A Love Letter for Tulaine (June 2025)
Hello good people!
As we move into summer—a season of warmth, growth, and movement—I’ve been reflecting on the moment we’re in. It’s a time of tension and transition, where the challenges around us are evolving faster than most of us could have imagined. Whether you describe the current environment as turbulent, uncertain, or a generational déjà vu, I hope you’ll also see it as a moment of immense potential. Choosing hope isn’t easy, but it is powerful—and necessary.
I often return to this reflection by E.B. White:
“Every morning I awake torn between a desire to save the world and an inclination to savor it. This makes it hard to plan the day. But if we forget to savor the world, what possible reason do we have for saving it? In a way, the savoring must come first.”
After a long and heavy winter and spring, summer invites us to exhale, to reconnect, and to realign. The days are longer—and so is our capacity to gather, imagine, and act. At New Profit, this season is about deepening relationships and reenergizing our shared work. In a time marked by fragmentation and fatigue, community is what sustains us.
This March, many of us gathered at SXSW EDU and SXSW in Austin. It was a moment of energy and reconnection—of being in conversation with leaders across philanthropy, social impact, and beyond. One quote that stuck with me came from Sarah Johnson of Teaching Lab, a New Profit grantee:
“Now is not a time for strategic planning; it’s a time for emergent strategy.”
Designed by adrienne maree brown, Emergent Strategy draws from nature’s wisdom. It reminds us that adaptability, collaboration, interdependence, and imagination aren’t luxuries—they’re essentials. It urges us to move forward not with rigid plans but with shared intention, trust, and responsiveness to what communities are telling us they need.
That’s what we’re doing at New Profit—listening closely, staying grounded, and staying in community.
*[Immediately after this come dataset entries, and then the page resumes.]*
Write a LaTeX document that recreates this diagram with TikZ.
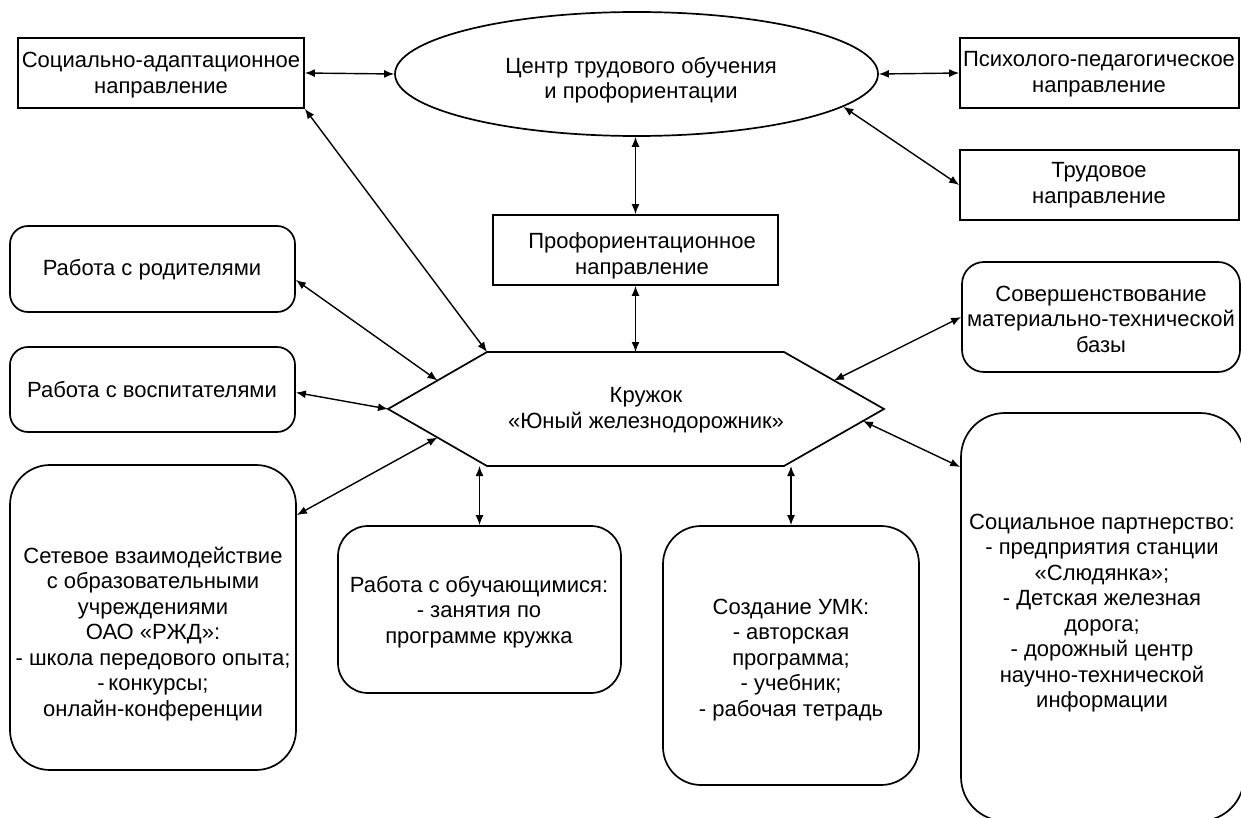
\documentclass[tikz,border=0pt]{standalone}
\usepackage{fontspec}
\setmainfont{Liberation Sans}
\usetikzlibrary{arrows.meta,shapes.geometric,calc}
\begin{document}
\begin{tikzpicture}[x=1pt,y=-1pt,
  txt/.style={font=\fontsize{22}{25.5}\selectfont, align=center, inner sep=0pt},
  rbox/.style={draw, line width=1.7pt, inner sep=0pt, rectangle},
  ebox/.style={draw, line width=1.7pt, inner sep=0pt, ellipse},
  conn/.style={line width=1.4pt, {Latex[length=10pt,width=8pt]}-{Latex[length=10pt,width=8pt]}}
]
\useasboundingbox (0,0) rectangle (1241,818);

% boxes
\node[rbox, minimum width=286pt, minimum height=70pt] (sa) at (161,73) {};
\node[ebox, minimum width=483pt, minimum height=124pt] (ell) at (636.5,74) {};
\node[rbox, minimum width=279pt, minimum height=70pt] (ps) at (1099.5,73) {};
\node[rbox, minimum width=279pt, minimum height=70pt] (tr) at (1099.5,185) {};
\node[rbox, minimum width=285pt, minimum height=70pt] (pf) at (635.5,250) {};
\node[rbox, rounded corners=18pt, minimum width=285pt, minimum height=86pt] (par) at (152.5,269) {};
\node[rbox, rounded corners=18pt, minimum width=285pt, minimum height=85pt] (vos) at (152.5,389.5) {};
\node[rbox, rounded corners=40pt, minimum width=286pt, minimum height=305pt] (net) at (153,617.5) {};
\node[rbox, rounded corners=30pt, minimum width=283pt, minimum height=167pt] (obu) at (479.5,609.5) {};
\node[rbox, rounded corners=38pt, minimum width=256pt, minimum height=259pt] (umk) at (791,655.5) {};
\node[rbox, rounded corners=22pt, minimum width=278pt, minimum height=110pt] (sov) at (1101,317) {};
\node[rbox, rounded corners=44pt, minimum width=283pt, minimum height=408pt] (spa) at (1102.5,617) {};

% hexagon
\coordinate (h1) at (388,409);
\coordinate (h2) at (487,352);
\coordinate (h3) at (784,352);
\coordinate (h4) at (884,409);
\coordinate (h5) at (784,466);
\coordinate (h6) at (487,466);
\draw[line width=1.7pt, line join=miter] (h1) -- (h2) -- (h3) -- (h4) -- (h5) -- (h6) -- cycle;

% texts
\node[txt] (sa-t) at (161,75) {Социально-адаптационное\\направление};
\node[txt] (ell-t) at (641,80) {Центр трудового обучения\\и профориентации};
\node[txt] (ps-t) at (1099,74) {Психолого-педагогическое\\направление};
\node[txt] (tr-t) at (1099,185) {Трудовое\\направление};
\node[txt] (pf-t) at (642,256) {Профориентационное\\направление};
\node[txt] (par-t) at (152,270) {Работа с родителями};
\node[txt] (vos-t) at (152,390) {Работа с воспитателями};
\node[txt] (hex-t) at (646,410) {Кружок\\«Юный железнодорожник»};
\node[txt] (sov-t) at (1101,319) {Совершенствование\\материально-технической\\базы};
\node[txt] (net-t) at (153,634) {Сетевое взаимодействие\\с образовательными\\учреждениями\\ОАО «РЖД»:\\- школа передового опыта;\\-\,конкурсы;\\онлайн-конференции};
\node[txt] (obu-t) at (479,612) {Работа с обучающимися:\\- занятия по\\программе кружка};
\node[txt] (umk-t) at (791,660) {Создание УМК:\\- авторская\\программа;\\- учебник;\\- рабочая тетрадь};
\node[txt] (spa-t) at (1102,613) {Социальное партнерство:\\- предприятия станции\\«Слюдянка»;\\- Детская железная\\дорога;\\- дорожный центр\\научно-технической\\информации};

% hexagon attachment points
\coordinate (hPAR) at ($(h1)!0.5!(h2)$);
\coordinate (hNET) at ($(h1)!0.5!(h6)$);
\coordinate (hSOV) at ($(h3)!0.5!(h4)$);
\coordinate (hSPA) at ($(h4)!0.21!(h5)$);

% connectors
\draw[conn] (sa.east) -- (ell.west);
\draw[conn] (ell.east) -- (ps.west);
\draw[conn] (ell.-9.3) -- (tr.west);
\draw[conn] (pf.north |- ell.south) -- (pf.north);
\draw[conn] (pf.south) -- (pf.south |- h2);
\draw[conn] (sa.south east) -- (h2);
\draw[conn] ([yshift=-11pt]par.east) -- (hPAR);
\draw[conn] ([yshift=-3pt]vos.east) -- (h1);
\draw[conn] ([yshift=102.5pt]net.east) -- (hNET);
\draw[conn] (obu.north |- h6) -- (obu.north);
\draw[conn] (umk.north |- h6) -- (umk.north);
\draw[conn] (sov.west) -- (hSOV);
\draw[conn] ([yshift=150pt]spa.west) -- (hSPA);
\end{tikzpicture}
\end{document}
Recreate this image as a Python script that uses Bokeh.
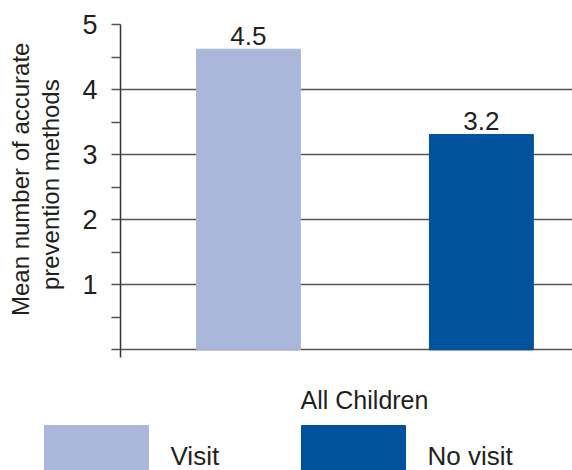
import math
from bokeh.plotting import figure
from bokeh.layouts import column, row
from bokeh.models import ColumnDataSource, Range1d, FixedTicker
from bokeh.embed import file_html
from bokeh.resources import INLINE
from bokeh.core.properties import value

# ---- data ----
categories = ["Visit", "No visit"]
values = [4.62, 3.31]
value_labels = ["4.5", "3.2"]
colors = ["#aab7da", "#00529c"]
y_ticks = [0, 1, 2, 3, 4, 5]
y_minor_ticks = [0.5, 1.5, 2.5, 3.5, 4.5]
y_tick_labels = ["", "1", "2", "3", "4", "5"]
group_label = "All Children"
y_title = ["Mean number of accurate", "prevention methods"]

FONT = "Liberation Sans"
TXT = "#231f20"
GRID = "#555555"


def bare(fig):
    fig.axis.visible = False
    fig.grid.visible = False
    fig.outline_line_color = None
    return fig


# ---------- left strip: rotated y title ----------
tf = bare(figure(width=70, height=370, output_backend="svg", toolbar_location=None,
                 x_range=Range1d(0, 70), y_range=Range1d(0, 370),
                 min_border=0))
tf.text(x=[20, 50], y=[370 - 172, 370 - 178], text=y_title, angle=math.pi / 2,
        text_align="center", text_baseline="middle",
        text_font=value(FONT), text_font_size="24px", text_color=TXT)

# ---------- main chart ----------
xs = list(range(len(categories)))
src = ColumnDataSource(dict(x=xs, top=values, lab=value_labels, color=colors))

p = figure(width=502, height=370, output_backend="svg", toolbar_location=None,
           x_range=Range1d(-0.549, 1.391), y_range=Range1d(-0.118, 5.0),
           min_border_left=50, min_border_right=0, min_border_top=24,
           min_border_bottom=13)
p.outline_line_color = None
p.xaxis.visible = False
p.xgrid.visible = False

yax = p.yaxis[0]
yax.ticker = FixedTicker(ticks=y_ticks, minor_ticks=y_minor_ticks)
yax.major_label_overrides = {t: l for t, l in zip(y_ticks, y_tick_labels)}
yax.major_label_text_font = FONT
yax.major_label_text_font_size = "27px"
yax.major_label_text_color = TXT
yax.major_label_standoff = 14
yax.axis_line_color = "#333333"
yax.axis_line_width = 1.5
yax.major_tick_line_color = GRID
yax.major_tick_line_width = 1.5
yax.major_tick_out = 9
yax.major_tick_in = 0
yax.minor_tick_line_color = GRID
yax.minor_tick_line_width = 1.5
yax.minor_tick_out = 9
yax.minor_tick_in = 0

p.ygrid.ticker = FixedTicker(ticks=y_ticks)
p.ygrid.grid_line_color = GRID
p.ygrid.grid_line_width = 1.5

p.vbar(x="x", top="top", width=0.446, bottom=0, color="color", source=src)
p.text(x="x", y="top", text="lab", source=src, text_align="center",
       text_baseline="middle", y_offset=-13,
       text_font=value(FONT), text_font_size="26px", text_color=TXT)

# ---------- bottom strip: group label and legend ----------
lf = bare(figure(width=572, height=100, output_backend="svg", toolbar_location=None,
                 x_range=Range1d(0, 572), y_range=Range1d(0, 100),
                 min_border=0))
lf.text(x=[364], y=[71], text=[group_label], text_align="center",
        text_baseline="middle", text_font=value(FONT),
        text_font_size="25px", text_color=TXT)

sw_left = [44 + 257 * i for i in range(len(categories))]
lsrc = ColumnDataSource(dict(
    left=sw_left, right=[x + 104 for x in sw_left],
    tx=[x + 126 for x in sw_left], lab=categories, color=colors))
lf.quad(left="left", right="right", top=45, bottom=-10, color="color", source=lsrc)
lf.text(x="tx", y=15, text="lab", source=lsrc, text_align="left",
        text_baseline="middle", text_font=value(FONT),
        text_font_size="26px", text_color=TXT)

layout = column(row(tf, p, spacing=0), lf, spacing=0)
open("out.html", "w").write(file_html(layout, INLINE))
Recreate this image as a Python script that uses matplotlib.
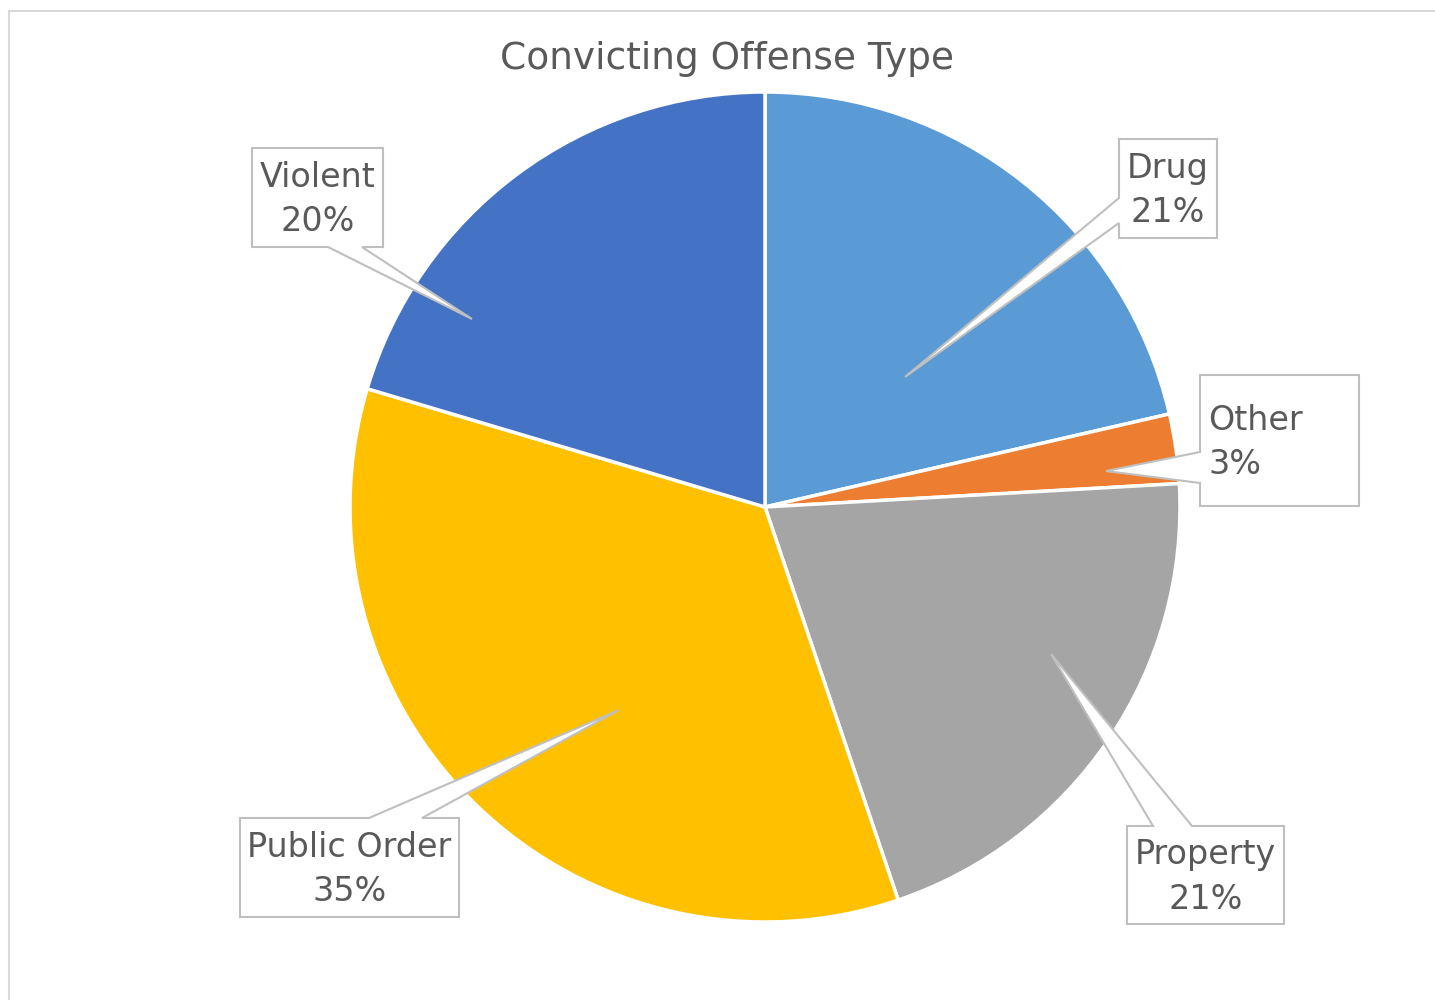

In February, we co-hosted a gathering with the Ballmer Group and Echoing Green, bringing together over 70 philanthropic leaders. A few core themes emerged:
We must invest in overlooked communities and center systemic solutions;
We must strengthen relationships across sectors to better collaborate and coordinate;
We must prioritize long-term impact and organizational durability; and
We must take care of ourselves and one another—because sustainability starts with us.
These priorities reflect the spirit of Emergent Strategy—and we see them brought to life in the work that we lead and the organizations we support. City Bureau is reimagining local journalism, civic media, and participatory democracy by equipping local residents and training emerging journalists from underrepresented communities. Inclusive Action for the City is building thriving local economies in historically disinvested communities, blending access to capital with grassroots policy advocacy. These organizations—and many others—are building alongside their communities to develop adaptive, systemic solutions.
We’re also committed to sharing our learnings across the sector to encourage collaboration and coordination. Recently, we published insights from our Widespread Impact community of practice, offering a framework for scaling impact through collaboration, not replication. And we released an in-depth analysis of funding trends and opportunities in youth mental health and well-being—an area that requires collective response.
We continue to engage with dynamic networks and leaders across social impact to enhance our long-term impact. I was honored to participate in the Centre for Exponential Change’s exChange Summit in Brazil, where we explored what it means to enable collective action in complex times. Too often, philanthropy places its bets on individual “rockstars” to solve society’s biggest problems. But this mindset undermines the necessity of collective effort. No one person—no matter how visionary—can do it alone.
To meet this moment, we must shift from seeking superheroes to supporting the networks, coalitions, and communities that are solving complex problems together. Trust won’t be built through isolated interventions—it will be earned through collaboration. The most powerful way to accelerate trust is by working across differences, across sectors, and across silos to co-create solutions rooted in shared purpose.
Timely, adaptive love looks like this: showing up for one another, honoring interdependence, and believing in the collective power of many.
And finally, as always, we recognize the importance of rest—of replenishing ourselves so we can continue doing the work. As we do each year, New Profit will take a collective pause from June 30 to July 9. I hope each of us can find time to savor, connect, and recommit to shaping a future where everyone—across race, place, age, identity and background—can thrive.